Reproduce precisely the lines between the start of the data below and the line with "from matplotlib.patches import Rectangle", both included.

**********

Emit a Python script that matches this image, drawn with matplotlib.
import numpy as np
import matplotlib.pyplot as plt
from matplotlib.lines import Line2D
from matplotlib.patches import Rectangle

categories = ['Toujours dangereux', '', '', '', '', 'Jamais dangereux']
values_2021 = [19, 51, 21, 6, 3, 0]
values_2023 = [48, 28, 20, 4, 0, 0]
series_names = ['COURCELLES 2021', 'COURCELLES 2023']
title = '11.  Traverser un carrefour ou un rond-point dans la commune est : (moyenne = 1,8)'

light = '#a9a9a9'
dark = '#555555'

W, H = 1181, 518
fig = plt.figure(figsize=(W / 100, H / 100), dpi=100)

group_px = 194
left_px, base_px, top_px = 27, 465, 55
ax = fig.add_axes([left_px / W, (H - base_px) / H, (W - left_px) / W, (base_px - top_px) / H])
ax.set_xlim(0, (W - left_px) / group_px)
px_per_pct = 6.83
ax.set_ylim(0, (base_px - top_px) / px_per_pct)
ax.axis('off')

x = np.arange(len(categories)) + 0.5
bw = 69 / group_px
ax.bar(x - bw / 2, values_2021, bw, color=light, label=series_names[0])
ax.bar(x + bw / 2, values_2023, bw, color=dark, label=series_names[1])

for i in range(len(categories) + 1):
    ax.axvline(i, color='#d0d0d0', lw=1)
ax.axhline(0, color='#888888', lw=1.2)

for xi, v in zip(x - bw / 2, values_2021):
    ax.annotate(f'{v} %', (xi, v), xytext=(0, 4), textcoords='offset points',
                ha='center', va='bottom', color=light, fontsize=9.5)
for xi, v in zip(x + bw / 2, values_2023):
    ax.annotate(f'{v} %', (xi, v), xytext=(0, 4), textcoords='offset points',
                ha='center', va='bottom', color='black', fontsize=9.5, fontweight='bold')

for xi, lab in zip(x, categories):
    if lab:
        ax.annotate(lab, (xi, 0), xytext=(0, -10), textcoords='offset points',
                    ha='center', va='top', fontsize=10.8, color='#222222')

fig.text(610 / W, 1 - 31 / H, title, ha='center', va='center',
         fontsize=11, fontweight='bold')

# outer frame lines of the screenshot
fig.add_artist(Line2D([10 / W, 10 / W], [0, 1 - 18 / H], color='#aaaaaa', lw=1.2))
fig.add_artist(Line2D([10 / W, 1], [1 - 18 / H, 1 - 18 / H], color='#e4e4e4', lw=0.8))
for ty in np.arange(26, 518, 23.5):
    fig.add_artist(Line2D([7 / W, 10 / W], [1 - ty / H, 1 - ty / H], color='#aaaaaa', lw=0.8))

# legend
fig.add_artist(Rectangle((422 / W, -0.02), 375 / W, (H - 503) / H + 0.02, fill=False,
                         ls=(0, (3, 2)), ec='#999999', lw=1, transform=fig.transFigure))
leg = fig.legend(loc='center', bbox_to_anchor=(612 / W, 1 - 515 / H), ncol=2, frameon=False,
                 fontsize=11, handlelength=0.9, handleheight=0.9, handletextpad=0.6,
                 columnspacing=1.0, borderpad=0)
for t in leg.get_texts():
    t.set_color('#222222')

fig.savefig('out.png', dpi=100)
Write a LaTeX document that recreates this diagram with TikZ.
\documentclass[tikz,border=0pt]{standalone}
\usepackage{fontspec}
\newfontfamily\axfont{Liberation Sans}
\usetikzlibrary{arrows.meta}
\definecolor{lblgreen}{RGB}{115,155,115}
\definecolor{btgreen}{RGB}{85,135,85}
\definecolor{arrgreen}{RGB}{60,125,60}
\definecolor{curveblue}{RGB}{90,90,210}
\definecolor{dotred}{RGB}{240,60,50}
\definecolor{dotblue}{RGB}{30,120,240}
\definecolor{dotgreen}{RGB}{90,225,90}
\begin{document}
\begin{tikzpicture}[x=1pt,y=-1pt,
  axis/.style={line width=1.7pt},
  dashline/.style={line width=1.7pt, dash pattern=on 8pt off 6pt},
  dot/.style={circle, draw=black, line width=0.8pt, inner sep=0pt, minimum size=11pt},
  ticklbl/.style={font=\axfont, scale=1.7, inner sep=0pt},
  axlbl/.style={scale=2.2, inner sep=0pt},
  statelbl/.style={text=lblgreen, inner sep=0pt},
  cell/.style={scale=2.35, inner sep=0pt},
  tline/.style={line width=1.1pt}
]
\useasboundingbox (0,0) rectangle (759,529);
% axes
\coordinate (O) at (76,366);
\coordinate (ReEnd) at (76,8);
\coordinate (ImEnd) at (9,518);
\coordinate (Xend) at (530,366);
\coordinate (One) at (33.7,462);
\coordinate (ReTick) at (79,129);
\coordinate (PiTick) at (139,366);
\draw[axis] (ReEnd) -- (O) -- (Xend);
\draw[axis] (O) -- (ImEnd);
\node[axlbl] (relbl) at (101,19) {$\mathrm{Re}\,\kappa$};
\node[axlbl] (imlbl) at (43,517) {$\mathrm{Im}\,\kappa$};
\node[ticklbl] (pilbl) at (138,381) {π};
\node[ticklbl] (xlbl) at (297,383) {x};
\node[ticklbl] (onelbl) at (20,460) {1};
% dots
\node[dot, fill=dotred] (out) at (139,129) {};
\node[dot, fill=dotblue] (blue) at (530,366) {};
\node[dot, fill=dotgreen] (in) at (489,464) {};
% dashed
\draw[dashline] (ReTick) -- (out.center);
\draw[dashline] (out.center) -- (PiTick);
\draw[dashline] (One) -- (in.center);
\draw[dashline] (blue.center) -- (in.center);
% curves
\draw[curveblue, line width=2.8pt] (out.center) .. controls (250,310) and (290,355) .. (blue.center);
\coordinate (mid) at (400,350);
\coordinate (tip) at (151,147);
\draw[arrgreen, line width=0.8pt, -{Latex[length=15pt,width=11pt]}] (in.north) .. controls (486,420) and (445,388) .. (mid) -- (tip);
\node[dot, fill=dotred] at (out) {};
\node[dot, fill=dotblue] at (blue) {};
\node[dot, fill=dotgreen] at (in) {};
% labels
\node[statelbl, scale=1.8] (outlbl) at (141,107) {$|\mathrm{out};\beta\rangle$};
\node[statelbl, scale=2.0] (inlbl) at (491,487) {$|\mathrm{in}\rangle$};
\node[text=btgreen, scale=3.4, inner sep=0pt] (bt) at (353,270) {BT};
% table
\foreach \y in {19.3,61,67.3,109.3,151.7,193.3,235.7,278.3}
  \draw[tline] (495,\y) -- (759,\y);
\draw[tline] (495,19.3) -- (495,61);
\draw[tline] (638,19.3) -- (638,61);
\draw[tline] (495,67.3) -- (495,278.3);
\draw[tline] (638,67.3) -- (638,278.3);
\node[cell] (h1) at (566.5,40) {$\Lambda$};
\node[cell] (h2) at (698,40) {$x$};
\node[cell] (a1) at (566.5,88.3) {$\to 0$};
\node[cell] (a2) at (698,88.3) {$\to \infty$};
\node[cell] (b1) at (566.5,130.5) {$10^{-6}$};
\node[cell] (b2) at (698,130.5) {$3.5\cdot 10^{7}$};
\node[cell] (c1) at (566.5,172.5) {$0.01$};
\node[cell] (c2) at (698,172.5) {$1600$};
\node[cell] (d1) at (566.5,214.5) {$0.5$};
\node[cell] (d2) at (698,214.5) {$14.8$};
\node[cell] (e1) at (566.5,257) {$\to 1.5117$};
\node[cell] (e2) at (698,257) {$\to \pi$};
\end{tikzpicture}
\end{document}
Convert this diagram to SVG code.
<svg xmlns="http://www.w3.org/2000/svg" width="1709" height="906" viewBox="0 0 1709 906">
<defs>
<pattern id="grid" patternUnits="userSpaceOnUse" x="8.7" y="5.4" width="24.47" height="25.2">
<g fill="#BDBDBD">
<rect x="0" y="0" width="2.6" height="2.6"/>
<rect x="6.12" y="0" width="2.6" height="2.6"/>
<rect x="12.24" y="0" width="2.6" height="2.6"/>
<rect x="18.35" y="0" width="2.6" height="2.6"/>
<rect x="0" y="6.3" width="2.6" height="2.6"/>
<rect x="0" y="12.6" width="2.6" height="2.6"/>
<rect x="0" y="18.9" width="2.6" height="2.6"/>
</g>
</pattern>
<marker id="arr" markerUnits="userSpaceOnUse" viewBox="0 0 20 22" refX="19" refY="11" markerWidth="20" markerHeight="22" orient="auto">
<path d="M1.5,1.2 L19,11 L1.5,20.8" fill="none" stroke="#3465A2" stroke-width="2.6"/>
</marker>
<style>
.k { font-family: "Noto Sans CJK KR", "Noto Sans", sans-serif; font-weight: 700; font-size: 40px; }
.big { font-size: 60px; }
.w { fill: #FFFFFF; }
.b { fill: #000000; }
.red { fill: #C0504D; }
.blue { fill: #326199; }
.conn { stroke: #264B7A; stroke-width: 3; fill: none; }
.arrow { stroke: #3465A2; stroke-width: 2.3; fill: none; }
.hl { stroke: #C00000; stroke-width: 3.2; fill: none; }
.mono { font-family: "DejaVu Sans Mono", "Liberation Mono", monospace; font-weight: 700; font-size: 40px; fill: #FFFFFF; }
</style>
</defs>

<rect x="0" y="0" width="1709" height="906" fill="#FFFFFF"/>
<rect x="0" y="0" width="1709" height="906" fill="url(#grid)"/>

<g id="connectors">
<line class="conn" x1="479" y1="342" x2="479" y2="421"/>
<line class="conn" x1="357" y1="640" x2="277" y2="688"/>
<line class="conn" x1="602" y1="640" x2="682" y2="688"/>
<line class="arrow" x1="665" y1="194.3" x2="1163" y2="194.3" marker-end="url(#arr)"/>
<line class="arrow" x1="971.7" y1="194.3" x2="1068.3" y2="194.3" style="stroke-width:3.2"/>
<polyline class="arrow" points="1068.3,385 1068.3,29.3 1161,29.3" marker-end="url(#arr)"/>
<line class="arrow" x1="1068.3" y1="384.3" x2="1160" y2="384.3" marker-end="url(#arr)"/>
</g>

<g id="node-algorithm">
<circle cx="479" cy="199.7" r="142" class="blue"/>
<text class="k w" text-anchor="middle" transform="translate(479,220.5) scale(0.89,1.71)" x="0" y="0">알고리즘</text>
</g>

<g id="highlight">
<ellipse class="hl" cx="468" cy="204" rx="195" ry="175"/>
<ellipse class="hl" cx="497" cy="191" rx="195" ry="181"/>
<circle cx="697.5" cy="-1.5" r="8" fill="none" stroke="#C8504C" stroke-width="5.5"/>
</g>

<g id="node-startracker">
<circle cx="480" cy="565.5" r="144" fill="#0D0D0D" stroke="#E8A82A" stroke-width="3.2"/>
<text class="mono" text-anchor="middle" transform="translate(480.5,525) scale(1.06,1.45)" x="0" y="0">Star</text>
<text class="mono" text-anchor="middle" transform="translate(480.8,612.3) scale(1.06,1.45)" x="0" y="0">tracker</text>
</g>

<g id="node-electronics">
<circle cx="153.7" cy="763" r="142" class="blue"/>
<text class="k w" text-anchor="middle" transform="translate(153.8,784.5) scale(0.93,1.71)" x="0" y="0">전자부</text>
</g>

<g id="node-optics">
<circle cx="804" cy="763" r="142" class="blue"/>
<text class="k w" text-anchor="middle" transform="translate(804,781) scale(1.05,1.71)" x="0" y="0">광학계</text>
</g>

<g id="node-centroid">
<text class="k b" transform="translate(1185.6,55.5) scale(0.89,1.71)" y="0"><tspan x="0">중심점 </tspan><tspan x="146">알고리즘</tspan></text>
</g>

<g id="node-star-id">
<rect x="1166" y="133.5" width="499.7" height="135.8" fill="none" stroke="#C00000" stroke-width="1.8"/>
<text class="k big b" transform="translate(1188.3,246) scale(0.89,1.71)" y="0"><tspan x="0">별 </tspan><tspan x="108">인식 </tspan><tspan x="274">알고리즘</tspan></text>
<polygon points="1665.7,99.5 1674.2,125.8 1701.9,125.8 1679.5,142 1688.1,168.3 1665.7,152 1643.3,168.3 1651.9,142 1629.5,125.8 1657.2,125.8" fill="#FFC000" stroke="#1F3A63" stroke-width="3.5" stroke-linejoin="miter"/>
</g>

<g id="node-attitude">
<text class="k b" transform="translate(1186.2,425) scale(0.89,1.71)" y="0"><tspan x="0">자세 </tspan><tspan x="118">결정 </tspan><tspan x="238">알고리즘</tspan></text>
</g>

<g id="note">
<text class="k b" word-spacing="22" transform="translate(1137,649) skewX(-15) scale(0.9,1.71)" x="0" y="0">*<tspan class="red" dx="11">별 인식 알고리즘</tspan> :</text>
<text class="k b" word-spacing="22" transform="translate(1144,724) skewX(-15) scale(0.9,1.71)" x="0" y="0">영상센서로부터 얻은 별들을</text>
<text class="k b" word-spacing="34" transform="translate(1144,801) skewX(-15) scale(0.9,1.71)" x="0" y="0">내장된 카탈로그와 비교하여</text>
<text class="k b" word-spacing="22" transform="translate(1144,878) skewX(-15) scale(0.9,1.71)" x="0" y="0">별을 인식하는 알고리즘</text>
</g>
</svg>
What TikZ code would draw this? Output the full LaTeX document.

**********

Solution for this exercise
Emit a Python script that matches this image, drawn with matplotlib.
import numpy as np
import matplotlib.pyplot as plt
from matplotlib.lines import Line2D
from matplotlib.patches import Rectangle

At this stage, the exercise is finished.